The Gifts from him that Willeth

The spiritual gifts mentioned in the New Testament, primarily in Romans 12 and in 1 Corinthians 12, fall into three categories: sign, speaking, and serving

…it seems evident, therefore, that Paul did not mention the sign gifts in Romans because their place in the church was already coming to an end. They belonged to a unique era in the church’s life and would have no permanent place in its ongoing ministry. It is significant, therefore, that the seven gifts mentioned in Romans 12:6–8 are all within the categories of speaking and serving.

It is also important to note that in 1 Corinthians 12, Paul uses the term pneumatikos (v. 1, lit., “spirituals”) to describe the specific divinely bestowed gifts mentioned in verses 8–10. He explains that “there are varieties of gifts, but the same Spirit” (v. 4), and that “the same Spirit works all these things, distributing to each one individually just as He wills” (v. 11).

Hardening ones heart

The most well known example is the hardening of Pharaoh’s heart. In Exodus 8:1 the Lord says to Moses, “Go in to Pharaoh and say to him, ‘Thus says the LORD, “Let my people go, that they may serve me.”‘” In other words God’s command, that is, his will, is that Pharaoh let the Israelites go. Nevertheless from the start he also willed that Pharaoh not let the Israelites go.

In Exodus 4:21 God says to Moses, “When you go back to Egypt, see that you do all those wonders before Pharaoh, which I have put in your hand; but I will harden his heart, so that he will not let the people go.” At one point Pharaoh himself acknowledges that his unwillingness to let the people go is sin: “Now therefore forgive, I pray, my sin” (Exodus 10:17). Thus what we see is that God commands that Pharaoh do a thing which God himself wills not to allow. The good thing that God commands he prevents. And the thing he brings about involves sin.

Will of command and will of decree

This illustrates why theologians talk about the “will of command” (“Let my people go!”) and the “will of decree” (“God hardened Pharaoh’s heart”).

10 times hardened

Exodus 4:21 I will harden his heart. The Lord’s personal and direct involvement in the affairs of men so that His purposes might be done is revealed as God informed Moses what would take place.

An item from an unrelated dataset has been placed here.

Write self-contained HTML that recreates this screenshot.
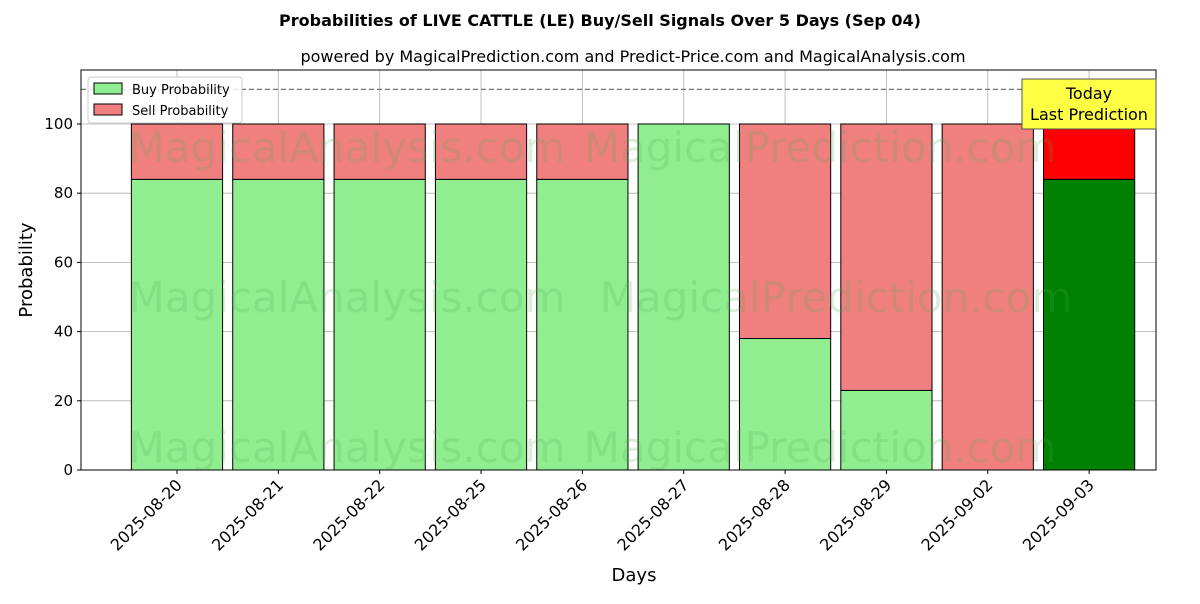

Pharaoh was also warned that his own refusal would bring judgment on him (v. 23). Previously Moses had been told that God was certain of Pharaoh’s refusal (3:19). This interplay between God’s hardening and Pharaoh’s hardening his heart must be kept in balance.

Ten times (4:21; 7:3; 9:12; 10:1, 20, 27; 11:10; 14:4, 8, 17) the historical record notes specifically that God hardened the king’s heart, and ten times (7:13, 14, 22; 8:15, 19, 32; 9:7, 34, 35; 13:15) the record indicates the king hardened his own heart.

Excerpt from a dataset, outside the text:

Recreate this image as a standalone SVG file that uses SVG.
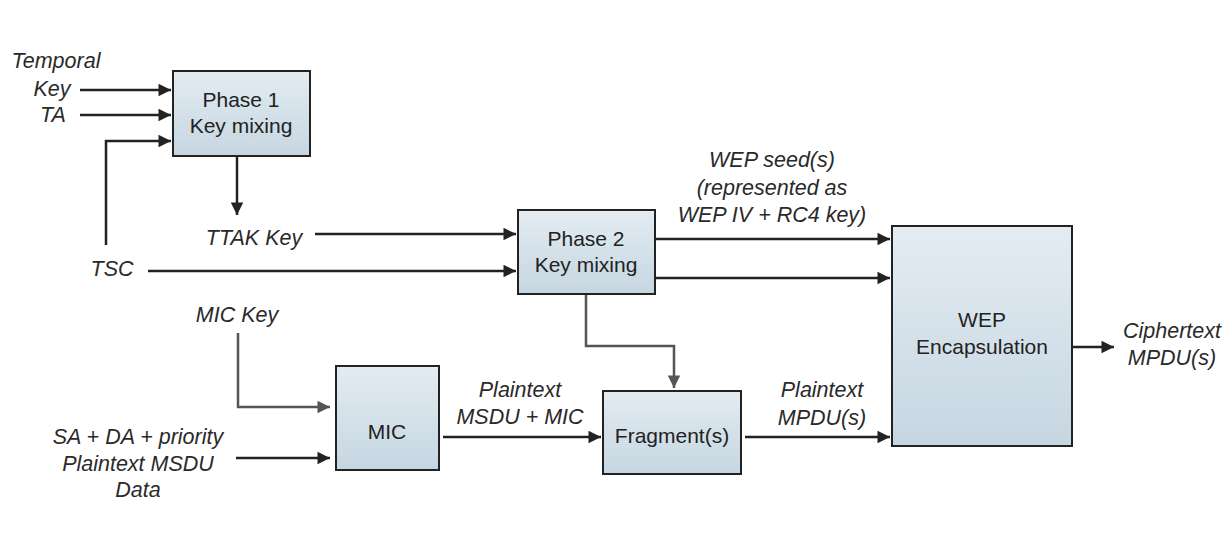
<svg xmlns="http://www.w3.org/2000/svg" width="1227" height="556" viewBox="0 0 1227 556">
<style>
.box{fill:url(#g);stroke:#222;stroke-width:2}
.bt{font-family:"Liberation Sans",Arial,sans-serif;font-size:21px;fill:#222;text-anchor:middle}
.lb{font-family:"Liberation Sans",Arial,sans-serif;font-size:21.5px;font-style:italic;fill:#2a2a2a;text-anchor:middle}
.c{fill:none;stroke:#222;stroke-width:2.5}
.cg{fill:none;stroke:#555;stroke-width:2.5}
</style>
<defs>
<linearGradient id="g" x1="0" y1="0" x2="0" y2="1">
<stop offset="0" stop-color="#e3ecf2"/>
<stop offset="1" stop-color="#c6d6e1"/>
</linearGradient>
<marker id="a" viewBox="0 0 10 10" refX="10" refY="5" markerWidth="5.5" markerHeight="5" orient="auto" markerUnits="strokeWidth">
<path d="M0,0 L10,5 L0,10 z" fill="#222"/>
</marker>
<marker id="ag" viewBox="0 0 10 10" refX="10" refY="5" markerWidth="5.5" markerHeight="5" orient="auto" markerUnits="strokeWidth">
<path d="M0,0 L10,5 L0,10 z" fill="#555"/>
</marker>
</defs>
<rect width="1227" height="556" fill="#fff"/>
<g id="connectors">
<path class="c" d="M80,90 H171" marker-end="url(#a)"/>
<path class="c" d="M80,115 H171" marker-end="url(#a)"/>
<path class="c" d="M106,245 V141 H171" marker-end="url(#a)"/>
<path class="c" d="M237,157 V215" marker-end="url(#a)"/>
<path class="c" d="M315,234 H516" marker-end="url(#a)"/>
<path class="c" d="M148,271 H516" marker-end="url(#a)"/>
<path class="c" d="M656,239 H890" marker-end="url(#a)"/>
<path class="c" d="M656,278 H890" marker-end="url(#a)"/>
<path class="cg" d="M586,295 V346 H674 V388" marker-end="url(#ag)"/>
<path class="cg" d="M238,333 V407 H330" marker-end="url(#ag)"/>
<path class="c" d="M236,458 H330" marker-end="url(#a)"/>
<path class="c" d="M443,437 H601" marker-end="url(#a)"/>
<path class="c" d="M745,437 H890" marker-end="url(#a)"/>
<path class="c" d="M1073,347 H1114" marker-end="url(#a)"/>
</g>
<g id="phase1"><rect class="box" x="173" y="71" width="137" height="85"/><text class="bt" x="241" y="107">Phase 1</text><text class="bt" x="241" y="133">Key mixing</text></g>
<g id="phase2"><rect class="box" x="518" y="210" width="137" height="84"/><text class="bt" x="586" y="246">Phase 2</text><text class="bt" x="586" y="272">Key mixing</text></g>
<g id="mic"><rect class="box" x="336" y="366" width="103" height="104"/><text class="bt" x="387" y="439">MIC</text></g>
<g id="fragment"><rect class="box" x="603" y="391" width="138" height="83"/><text class="bt" x="672" y="443">Fragment(s)</text></g>
<g id="wep"><rect class="box" x="892" y="226" width="180" height="220"/><text class="bt" x="982" y="327">WEP</text><text class="bt" x="982" y="354">Encapsulation</text></g>
<g id="labels">
<text class="lb" x="56" y="68">Temporal</text>
<text class="lb" x="52" y="96">Key</text>
<text class="lb" x="53" y="122">TA</text>
<text class="lb" x="254" y="245">TTAK Key</text>
<text class="lb" x="112" y="276">TSC</text>
<text class="lb" x="237" y="322">MIC Key</text>
<text class="lb" x="138" y="444">SA + DA + priority</text>
<text class="lb" x="138" y="471">Plaintext MSDU</text>
<text class="lb" x="138" y="497">Data</text>
<text class="lb" x="520" y="397">Plaintext</text>
<text class="lb" x="520" y="424">MSDU + MIC</text>
<text class="lb" x="822" y="397">Plaintext</text>
<text class="lb" x="822" y="425">MPDU(s)</text>
<text class="lb" x="772" y="167">WEP seed(s)</text>
<text class="lb" x="772" y="195">(represented as</text>
<text class="lb" x="772" y="222">WEP IV + RC4 key)</text>
<text class="lb" x="1172" y="338">Ciphertext</text>
<text class="lb" x="1172" y="365">MPDU(s)</text>
</g>
</svg>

The apostle Paul used this hardening as an example of God’s inscrutable will and absolute power to intervene as He chooses, yet obviously never without loss of personal responsibility for actions taken.

The theological conundrum posed by such interplay of God’s acting and Pharaoh’s acting can only be resolved by accepting the record as it stands and by taking refuge in the omniscience and omnipotence of the God who planned and brought about His deliverance of Israel from Egypt and, in so doing, also judged Pharaoh’s sinfulness.